* start Given records *

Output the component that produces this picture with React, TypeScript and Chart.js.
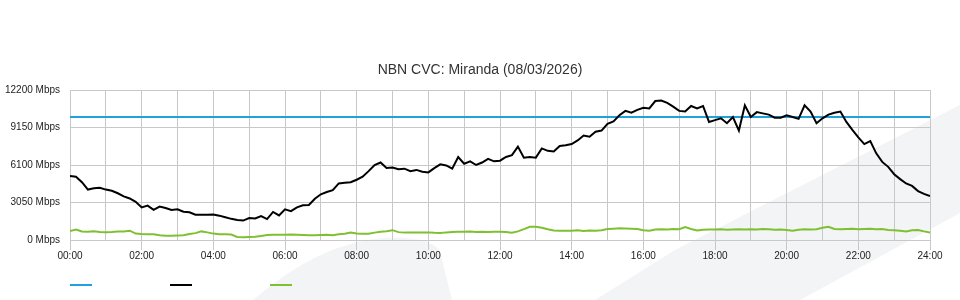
import React, { useEffect, useRef } from 'react';
import { Chart, registerables } from 'chart.js';

Chart.register(...registerables);

const TITLE = 'NBN CVC: Miranda (08/03/2026)';
const xTickLabels = ['00:00', '02:00', '04:00', '06:00', '08:00', '10:00', '12:00', '14:00', '16:00', '18:00', '20:00', '22:00', '24:00'];
const yUnit = ' Mbps';
const yMax = 12200;
const yStep = 3050;

// one sample every 10 minutes from 00:00 to 24:00
const samplesPerHour = 6;
const capacityHours = [0, 24];
const capacity = [10000, 10000];

const traffic = [
  5200, 5150, 4700, 4100, 4200, 4250, 4100, 4000, 3800, 3550, 3380, 3100,
  2650, 2800, 2450, 2720, 2600, 2450, 2500, 2300, 2250, 2050, 2050, 2050,
  2080, 1980, 1850, 1720, 1620, 1580, 1780, 1750, 1950, 1700, 2280, 2000,
  2500, 2350, 2650, 2830, 2850, 3350, 3720, 3900, 4050, 4600, 4650, 4700,
  4900, 5150, 5600, 6100, 6300, 5850, 5900, 5750, 5800, 5600, 5700, 5550,
  5500, 5850, 6150, 6060, 5800, 6750, 6200, 6400, 6100, 6300, 6600, 6400,
  6450, 6750, 6900, 7600, 6700, 6750, 6700, 7450, 7250, 7200, 7650, 7700,
  7800, 8100, 8500, 8400, 8800, 8900, 9450, 9650, 10150, 10500, 10350, 10580,
  10750, 10700, 11300, 11350, 11150, 10850, 10500, 10450, 10900, 10700, 10900, 9600,
  9750, 9900, 9500, 10000, 8900, 10950, 10000, 10400, 10300, 10200, 9950, 9950,
  10150, 10000, 9850, 10950, 10450, 9500, 9900, 10200, 10350, 10450, 9600, 8950,
  8350, 7800, 8050, 7050, 6350, 5950, 5350, 4950, 4600, 4400, 3980, 3750,
  3580,
];

const upstream = [
  730, 860, 700, 680, 720, 660, 640, 660, 700, 700, 760, 520,
  480, 470, 470, 380, 350, 350, 360, 380, 480, 560, 700, 620,
  520, 460, 460, 440, 250, 230, 250, 270, 330, 400, 430, 430,
  420, 440, 420, 400, 390, 380, 400, 420, 380, 470, 500, 600,
  520, 500, 500, 600, 680, 720, 800, 640, 600, 620, 600, 600,
  620, 580, 560, 620, 650, 680, 680, 700, 660, 680, 650, 680,
  670, 650, 600, 700, 880, 1080, 1080, 1000, 880, 780, 760, 760,
  760, 800, 740, 780, 760, 800, 900, 920, 950, 930, 920, 900,
  800, 760, 860, 880, 860, 900, 880, 1050, 900, 780, 840, 860,
  850, 880, 840, 860, 880, 850, 880, 860, 900, 880, 840, 860,
  820, 760, 840, 880, 860, 880, 1000, 1080, 900, 880, 900, 920,
  880, 900, 920, 880, 900, 820, 800, 760, 700, 800, 820, 700,
  600,
];

const BLUE = '#1ea1dc';
const BLACK = '#000000';
const GREEN = '#7fc032';
const GRID = '#c8c8c8';
const FONT = "'Liberation Sans', Arial, sans-serif";

const watermark = {
  id: 'watermark',
  beforeDraw(chart: any) {
    const ctx = chart.ctx;
    ctx.save();
    ctx.fillStyle = '#f3f4f6';
    ctx.beginPath();
    ctx.moveTo(595, 300);
    ctx.lineTo(675, 250);
    ctx.lineTo(960, 105);
    ctx.lineTo(960, 213);
    ctx.lineTo(800, 300);
    ctx.closePath();
    ctx.fill();
    ctx.beginPath();
    ctx.moveTo(253, 300);
    ctx.quadraticCurveTo(320, 242, 385, 238);
    ctx.quadraticCurveTo(432, 236, 440, 252);
    ctx.lineTo(452, 300);
    ctx.closePath();
    ctx.fill();
    ctx.restore();
  },
};

const lineLegend = {
  id: 'lineLegend',
  afterDraw(chart: any) {
    const ctx = chart.ctx;
    const left = chart.chartArea.left;
    const ds = [...chart.data.datasets].sort((a: any, b: any) => a.legendIndex - b.legendIndex);
    ctx.save();
    ctx.lineWidth = 2;
    ds.forEach((d: any, i: number) => {
      ctx.strokeStyle = d.borderColor;
      ctx.beginPath();
      ctx.moveTo(left + i * 100, 285);
      ctx.lineTo(left + i * 100 + 22, 285);
      ctx.stroke();
    });
    ctx.restore();
  },
};

export default function App() {
  const ref = useRef<HTMLCanvasElement>(null);
  useEffect(() => {
    if (!ref.current) return;
    const series = (arr: number[]) => arr.map((v, i) => ({ x: i / samplesPerHour, y: v }));
    const chart = new Chart(ref.current, {
      type: 'line',
      data: {
        datasets: [
          {
            label: 'Capacity',
            legendIndex: 0,
            data: capacity.map((v, i) => ({ x: capacityHours[i], y: v })),
            borderColor: BLUE,
            borderWidth: 2,
            pointRadius: 0,
            order: 1,
          } as any,
          {
            label: 'Download',
            legendIndex: 1,
            data: series(traffic),
            borderColor: BLACK,
            borderWidth: 2,
            pointRadius: 0,
            order: 0,
          } as any,
          {
            label: 'Upload',
            legendIndex: 2,
            data: series(upstream),
            borderColor: GREEN,
            borderWidth: 2,
            pointRadius: 0,
            order: 2,
          } as any,
        ],
      },
      options: {
        animation: false,
        responsive: false,
        layout: { padding: { left: 0, right: 0, top: 0, bottom: 30 } },
        plugins: {
          legend: { display: false },
          tooltip: { enabled: false },
          title: {
            display: true,
            text: TITLE,
            color: '#333333',
            font: { family: FONT, size: 14, weight: 'normal' },
            padding: { top: 61.6, bottom: 11.6 },
          },
        },
        scales: {
          x: {
            type: 'linear',
            min: 0,
            max: 24,
            afterFit: (s: any) => { s.height = 30; },
            grid: {
              color: GRID,
              lineWidth: 1,
              tickLength: 10,
              tickColor: (c: any) => (c.tick && c.tick.value % 2 === 0 ? GRID : 'rgba(0,0,0,0)'),
            },
            border: { color: GRID },
            ticks: {
              stepSize: 1,
              autoSkip: false,
              maxRotation: 0,
              padding: 0,
              color: '#222222',
              font: { family: FONT, size: 10 },
              callback: (v: any) => (Number(v) % 2 === 0 ? xTickLabels[Number(v) / 2] : ''),
            },
          },
          y: {
            min: 0,
            max: yMax,
            afterFit: (s: any) => { s.width = 70; },
            grid: { color: GRID, lineWidth: 1, drawTicks: false },
            border: { color: GRID },
            ticks: {
              stepSize: yStep,
              padding: 10,
              color: '#222222',
              font: { family: FONT, size: 10 },
              callback: (v: any) => `${v}${yUnit}`,
            },
          },
          yRight: {
            position: 'right',
            min: 0,
            max: yMax,
            afterFit: (s: any) => { s.width = 30; },
            grid: { display: false, drawOnChartArea: false },
            border: { display: false },
            ticks: { display: false },
          },
        },
      },
      plugins: [watermark, lineLegend],
    });
    return () => chart.destroy();
  }, []);
  return (
    <div style={{ position: 'absolute', left: 0, top: 0, width: 960, height: 300 }}>
      <canvas ref={ref} width={960} height={300} />
    </div>
  );
}
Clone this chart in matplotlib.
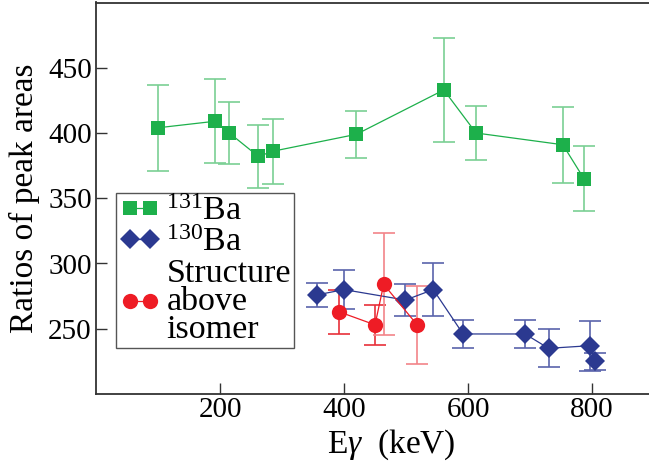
import matplotlib
matplotlib.use("Agg")
import matplotlib.pyplot as plt

# === DATA ===
# 131Ba
e_131 = [100, 192, 215, 262, 285, 420, 561, 613, 753, 787]
r_131 = [404, 409, 400, 382, 386, 399, 433, 400, 391, 365]
err_131 = [33, 32, 24, 24, 25, 18, 40, 21, 29, 25]

# 130Ba
e_130 = [357, 400, 499, 544, 592, 692, 730, 796, 805]
r_130 = [276, 280, 272, 280, 246, 246, 235, 237, 225]
err_130 = [9, 15, 12.5, 20, 11, 10.5, 14.5, 19, 6.5]

# structure above isomer
e_iso = [392, 450, 464, 518]
r_iso = [263, 253, 284, 253]
err_iso = [17, 15.5, 39, 30]

x_ticks = [200, 400, 600, 800]
y_ticks = [250, 300, 350, 400, 450]

# === STYLE ===
plt.rcParams["font.family"] = ["Liberation Serif", "DejaVu Serif"]
plt.rcParams["mathtext.fontset"] = "custom"
plt.rcParams["mathtext.rm"] = "Liberation Serif"
plt.rcParams["mathtext.it"] = "Liberation Serif:italic"

W, H = 649, 474
fig = plt.figure(figsize=(W / 100, H / 100), dpi=100)
ax = fig.add_axes([96 / W, 1 - 394 / H, 558 / W, 391.5 / H])

# error bar colour per point (the isomer bars are not all the same shade)
ecols_131 = ["#7ACF94"] * len(e_131)
ecols_130 = ["#5A63AC"] * len(e_130)
ecols_iso = ["#E8303A", "#E8303A", "#F28489", "#F28489"]

series = [
    (e_131, r_131, err_131, ecols_131, "s", 9.6, "#1DB04B", "$^{131}$Ba"),
    (e_130, r_130, err_130, ecols_130, "D", 10, "#2B3990", "$^{130}$Ba"),
    (e_iso, r_iso, err_iso, ecols_iso, "o", 11, "#EE1C25", "Structure\nabove\nisomer"),
]

for x, y, err, ecols, marker, ms, col, label in series:
    for xi, yi, ei, ec in zip(x, y, err, ecols):
        ax.errorbar(xi, yi, yerr=ei, fmt="none", ecolor=ec, elinewidth=1.2,
                    capsize=8, capthick=1.2, zorder=2)
    ax.plot(x, y, marker=marker, ms=ms, color=col, lw=0.9, mew=0,
            label=label, zorder=3)

ax.set_xlim(0, 900)
ax.set_ylim(200, 500)
ax.set_xticks(x_ticks)
ax.set_yticks(y_ticks)

ax.tick_params(direction="in", length=7.7, width=1, color="#333333",
               labelsize=21, pad=3)
ax.tick_params(axis="x", pad=2.5)
for side in ["left", "top", "bottom"]:
    ax.spines[side].set_color("#333333")
    ax.spines[side].set_linewidth(1.3)
ax.spines["right"].set_visible(False)

ax.set_xlabel("E$\\gamma$  (keV)", fontsize=24)
ax.xaxis.set_label_coords(0.529, -0.085)
ax.set_ylabel("Ratios of peak areas", fontsize=24)
ax.yaxis.set_label_coords(-0.10, 0.5)

leg = ax.legend(loc="upper left", bbox_to_anchor=(0.036, 0.513),
                borderaxespad=0, fontsize=24.5, numpoints=2, handlelength=1.2,
                handletextpad=0.18, labelspacing=0.0, borderpad=0.1,
                fancybox=False, framealpha=1, edgecolor="#555555")
leg.get_frame().set_linewidth(1.0)
for t in leg.get_texts():
    t.set_linespacing(0.9)

fig.savefig("out.png", dpi=100)
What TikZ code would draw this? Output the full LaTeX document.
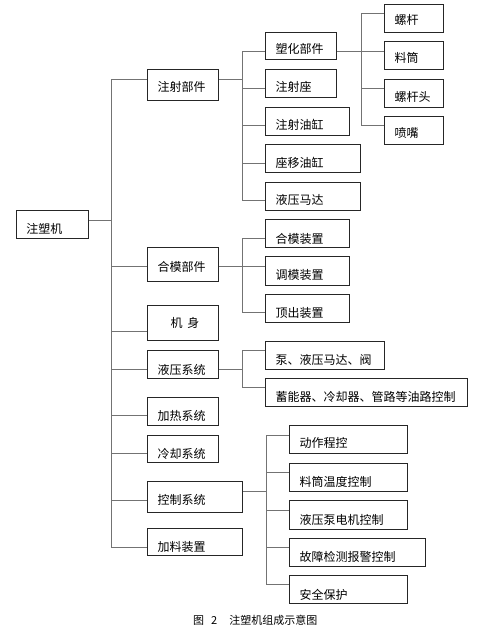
\documentclass[tikz,border=0pt]{standalone}
\usepackage{fontspec}
\setmainfont{Noto Sans CJK SC}
\begin{document}
\begin{tikzpicture}[x=1pt,y=-1pt]
\tikzset{
  bx/.style={draw=black!85, line width=1pt, anchor=north west, inner xsep=10pt, inner ysep=4pt,
    align=left, font=\fontsize{12pt}{14pt}\selectfont, text depth=0pt},
  conn/.style={draw=black!55, line width=1pt},
  captext/.style={font=\fontsize{11pt}{13pt}\selectfont, anchor=west, inner sep=0pt}
}
\useasboundingbox (0,0) rectangle (479,632);
% root
\node[bx, minimum width=72pt, text width=52pt, minimum height=28pt, text height=17pt] (R) at (16,210) {注塑机};
% level 1
\node[bx, minimum width=71pt, text width=51pt, minimum height=31pt, text height=12pt] (A) at (147,69) {注射部件};
\node[bx, minimum width=71pt, text width=51pt, minimum height=34pt, text height=13pt] (B) at (147,247) {合模部件};
\node[bx, minimum width=71pt, text width=51pt, minimum height=35pt, text height=9pt] (C) at (147,305) {\hspace*{13pt}机\hspace{5pt}身};
\node[bx, minimum width=71pt, text width=51pt, minimum height=28pt, text height=19pt] (D) at (147,350) {液压系统};
\node[bx, minimum width=71pt, text width=51pt, minimum height=28pt, text height=18pt] (E) at (147,397) {加热系统};
\node[bx, minimum width=71pt, text width=51pt, minimum height=27pt, text height=18pt] (F) at (147,435) {冷却系统};
\node[bx, minimum width=95pt, text width=75pt, minimum height=31pt, text height=15pt] (G) at (147,481) {控制系统};
\node[bx, minimum width=95pt, text width=75pt, minimum height=27pt, text height=19pt] (H) at (147,528) {加料装置};
% injection children
\node[bx, minimum width=71pt, text width=51pt, minimum height=27pt, text height=15pt] (A1) at (265,32) {塑化部件};
\node[bx, minimum width=71pt, text width=51pt, minimum height=28pt, text height=15pt] (A2) at (265,69) {注射座};
\node[bx, minimum width=84pt, text width=64pt, minimum height=28pt, text height=15pt] (A3) at (265,107) {注射油缸};
\node[bx, minimum width=95pt, text width=75pt, minimum height=28pt, text height=17pt] (A4) at (265,144) {座移油缸};
\node[bx, minimum width=95pt, text width=75pt, minimum height=28pt, text height=15pt] (A5) at (265,182) {液压马达};
% plasticizing children
\node[bx, minimum width=59pt, text width=39pt, minimum height=28pt, text height=11pt] (P1) at (384,4) {螺杆};
\node[bx, minimum width=59pt, text width=39pt, minimum height=28pt, text height=14pt] (P2) at (384,41) {料筒};
\node[bx, minimum width=59pt, text width=39pt, minimum height=28pt, text height=15pt] (P3) at (384,79) {螺杆头};
\node[bx, minimum width=59pt, text width=39pt, minimum height=28pt, text height=14pt] (P4) at (384,116) {喷嘴};
% clamping children
\node[bx, minimum width=84pt, text width=64pt, minimum height=28pt, text height=19pt] (B1) at (265,219) {合模装置};
\node[bx, minimum width=84pt, text width=64pt, minimum height=29pt, text height=16pt] (B2) at (265,256) {调模装置};
\node[bx, minimum width=84pt, text width=64pt, minimum height=28pt, text height=18pt] (B3) at (265,294) {顶出装置};
% hydraulic children
\node[bx, minimum width=119pt, text width=99pt, minimum height=28pt, text height=17pt] (D1) at (265,341) {泵、液压马达、阀};
\node[bx, minimum width=202pt, text width=182pt, minimum height=28pt, text height=18pt] (D2) at (265,378) {蓄能器、冷却器、管路等油路控制};
% control children
\node[bx, minimum width=118pt, text width=98pt, minimum height=28pt, text height=16pt] (G1) at (289,425) {动作程控};
\node[bx, minimum width=118pt, text width=98pt, minimum height=28pt, text height=17pt] (G2) at (289,463) {料筒温度控制};
\node[bx, minimum width=118pt, text width=98pt, minimum height=29pt, text height=18pt] (G3) at (289,500) {液压泵电机控制};
\node[bx, minimum width=136pt, text width=116pt, minimum height=28pt, text height=17pt] (G4) at (289,538) {故障检测报警控制};
\node[bx, minimum width=118pt, text width=98pt, minimum height=28pt, text height=19pt] (G5) at (289,575) {安全保护};
% caption
\node[captext] (title) at (193,620) {图\hspace{7pt}2\hspace{12pt}注塑机组成示意图};

% bus x positions
\coordinate (m) at (111,0);
\coordinate (s) at (242,0);
\coordinate (p) at (361,0);
\coordinate (k) at (266,0);

% connection points
\coordinate (r) at ([yshift=4pt]R.east);
\coordinate (a) at ([yshift=5.5pt]A.west);
\coordinate (aR) at ([yshift=5.5pt]A.east);
\coordinate (b) at ([yshift=-2pt]B.west);
\coordinate (bR) at ([yshift=-2pt]B.east);
\coordinate (c) at ([yshift=-8.5pt]C.west);
\coordinate (d) at ([yshift=-5pt]D.west);
\coordinate (dR) at ([yshift=-5pt]D.east);
\coordinate (e) at ([yshift=-4pt]E.west);
\coordinate (f) at ([yshift=-4.5pt]F.west);
\coordinate (g) at ([yshift=-3.5pt]G.west);
\coordinate (gR) at ([yshift=5.5pt]G.east);
\coordinate (h) at ([yshift=-5.5pt]H.west);
\coordinate (a1) at ([yshift=-5.5pt]A1.west);
\coordinate (a1R) at ([yshift=-5.5pt]A1.east);
\coordinate (a2) at ([yshift=-5pt]A2.west);
\coordinate (a3) at ([yshift=-4pt]A3.west);
\coordinate (a4) at ([yshift=-5pt]A4.west);
\coordinate (a5) at ([yshift=-4pt]A5.west);
\coordinate (p1) at ([yshift=5pt]P1.west);
\coordinate (p2) at ([yshift=4pt]P2.west);
\coordinate (p3) at ([yshift=5pt]P3.west);
\coordinate (p4) at ([yshift=5pt]P4.west);
\coordinate (b1) at ([yshift=-5pt]B1.west);
\coordinate (b2) at ([yshift=4.5pt]B2.west);
\coordinate (b3) at ([yshift=-4pt]B3.west);
\coordinate (d1) at ([yshift=5pt]D1.west);
\coordinate (d2) at ([yshift=5pt]D2.west);
\coordinate (g1) at ([yshift=4pt]G1.west);
\coordinate (g2) at ([yshift=5pt]G2.west);
\coordinate (g3) at ([yshift=4.5pt]G3.west);
\coordinate (g4) at ([yshift=5pt]G4.west);
\coordinate (g5) at ([yshift=5pt]G5.west);

% main bus
\draw[conn] (r) -- (r -| m);
\draw[conn] (a -| m) -- (h -| m);
\foreach \q in {a,b,c,d,e,f,g,h} \draw[conn] (\q -| m) -- (\q);
% injection bus
\draw[conn] (aR) -- (aR -| s);
\draw[conn] (a1 -| s) -- (a5 -| s);
\foreach \q in {a1,a2,a3,a4,a5} \draw[conn] (\q -| s) -- (\q);
% plasticizing bus
\draw[conn] (a1R) -- (a1R -| p);
\draw[conn] (p1 -| p) -- (p4 -| p);
\foreach \q in {p1,p2,p3,p4} \draw[conn] (\q -| p) -- (\q);
% clamping bus
\draw[conn] (bR) -- (bR -| s);
\draw[conn] (b1 -| s) -- (b3 -| s);
\foreach \q in {b1,b2,b3} \draw[conn] (\q -| s) -- (\q);
% hydraulic bus
\draw[conn] (dR) -- (dR -| s);
\draw[conn] (d1 -| s) -- (d2 -| s);
\foreach \q in {d1,d2} \draw[conn] (\q -| s) -- (\q);
% control bus
\draw[conn] (gR) -- (gR -| k);
\draw[conn] (g1 -| k) -- (g5 -| k);
\foreach \q in {g1,g2,g3,g4,g5} \draw[conn] (\q -| k) -- (\q);
\end{tikzpicture}
\end{document}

* end Given records *

*Task goal*: Pictures stay out. Print the data exactly, from its first line through the line containing "const capacity = [10000, 10000];".

*The output*:
Output the component that produces this picture with React, TypeScript and Chart.js.
import React, { useEffect, useRef } from 'react';
import { Chart, registerables } from 'chart.js';

Chart.register(...registerables);

const TITLE = 'NBN CVC: Miranda (08/03/2026)';
const xTickLabels = ['00:00', '02:00', '04:00', '06:00', '08:00', '10:00', '12:00', '14:00', '16:00', '18:00', '20:00', '22:00', '24:00'];
const yUnit = ' Mbps';
const yMax = 12200;
const yStep = 3050;

// one sample every 10 minutes from 00:00 to 24:00
const samplesPerHour = 6;
const capacityHours = [0, 24];
const capacity = [10000, 10000];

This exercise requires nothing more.